I am a Data Scientist/Postdoc in the Artificial Intelligence (AI) Lab and the Ice Dynamics and Palaeoclimate (IDP) Team at the British Antarctic Survey (BAS) environmental research institute in Cambridge, UK. My research is supported by the Alan Turing Institute’s AI for Science programme at the AI Lab. I am working with Dr Scott Hosking in the AI Lab and Dr Hamish Pritchard in the IDP Team.

My research revolves around the intersection of computer science, data science, atmospheric science, and climate science. My research interests focus on machine learning, causal inference, deep learning, topological data analysis, atmospheric phenomena, weather extremes, and large climate processes.

My PhD research work was concerned with the development of machine learning and deep learning methods for detecting atmospheric phenomena (patterns) in large climate datasets. In particular, I have carried out research on atmospheric rivers and atmospheric blocks that usually lead to extreme weather events in mid-latitude regions. I have also participated in the Atmospheric River Tracking Method Intercomparison Project (ARTMIP) where I have developed a pattern recognition method that combines topological data analysis and machine learning (TDA-ML) for identifying atmospheric rivers in global climate model outputs. My thesis is available on the university archive.

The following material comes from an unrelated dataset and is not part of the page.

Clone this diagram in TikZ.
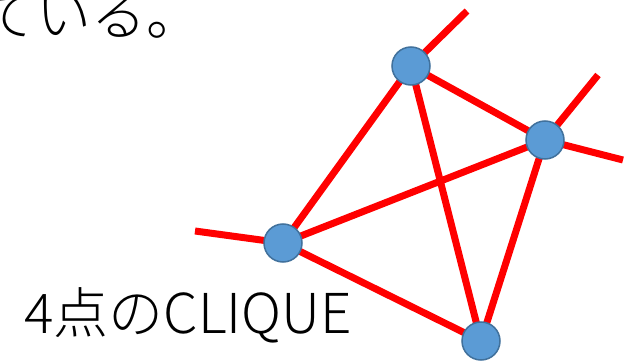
\documentclass[tikz,border=0pt]{standalone}
\usepackage{fontspec}
\IfFontExistsTF{Noto Sans CJK JP Light}
  {\newfontfamily\jpfont{Noto Sans CJK JP Light}}
  {\newfontfamily\jpfont{Noto Sans CJK JP}}
\usetikzlibrary{backgrounds}

\definecolor{vblue}{RGB}{91,155,213}
\definecolor{vedge}{RGB}{65,113,156}

\tikzset{
  vertex/.style={circle,fill=vblue,draw=vedge,line width=1.5pt,minimum size=38pt,inner sep=0pt},
  link/.style={red,line width=7pt},
  caption/.style={font=\jpfont\fontsize{55}{60}\selectfont,inner sep=0pt}
}

\begin{document}
\begin{tikzpicture}[x=1pt,y=-1pt]
        \useasboundingbox (0,0) rectangle (641,361);
        \node[caption,anchor=base west] (top) at (-19,36) {ている。};
        \node[caption,anchor=base west] (name) at (24,333) {4点のCLIQUE};
        \node[vertex] (a) at (411,66) {};
        \node[vertex] (b) at (545,140) {};
        \node[vertex] (c) at (283,243) {};
        \node[vertex] (d) at (481,341) {};
        \coordinate (ae) at (467,11);
        \coordinate (be1) at (598,75);
        \coordinate (be2) at (623,160);
        \coordinate (ce) at (195,231);
        \begin{scope}[on background layer]
        \draw[link]
        (a.center) -- (ae)
        (a.center) -- (b.center)
        (a.center) -- (c.center)
        (a.center) -- (d.center)
        (b.center) -- (be1)
        (b.center) -- (be2)
        (b.center) -- (c.center)
        (b.center) -- (d.center)
        (c.center) -- (ce)
        (c.center) -- (d.center);
        \end{scope}
      \end{tikzpicture}
\end{document}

My current research at BAS spans the application of machine learning, causal inference techniques, and causal discovery methods to improve the understanding of the causation (drivers) of precipitation, droughts, and water security in the Himalayan region. As a member of AI Lab and IDP Team, I share my research experience in machine (deep) learning and applied topology for weather pattern recognition in high-resolution climate model simulations and reanalysis products.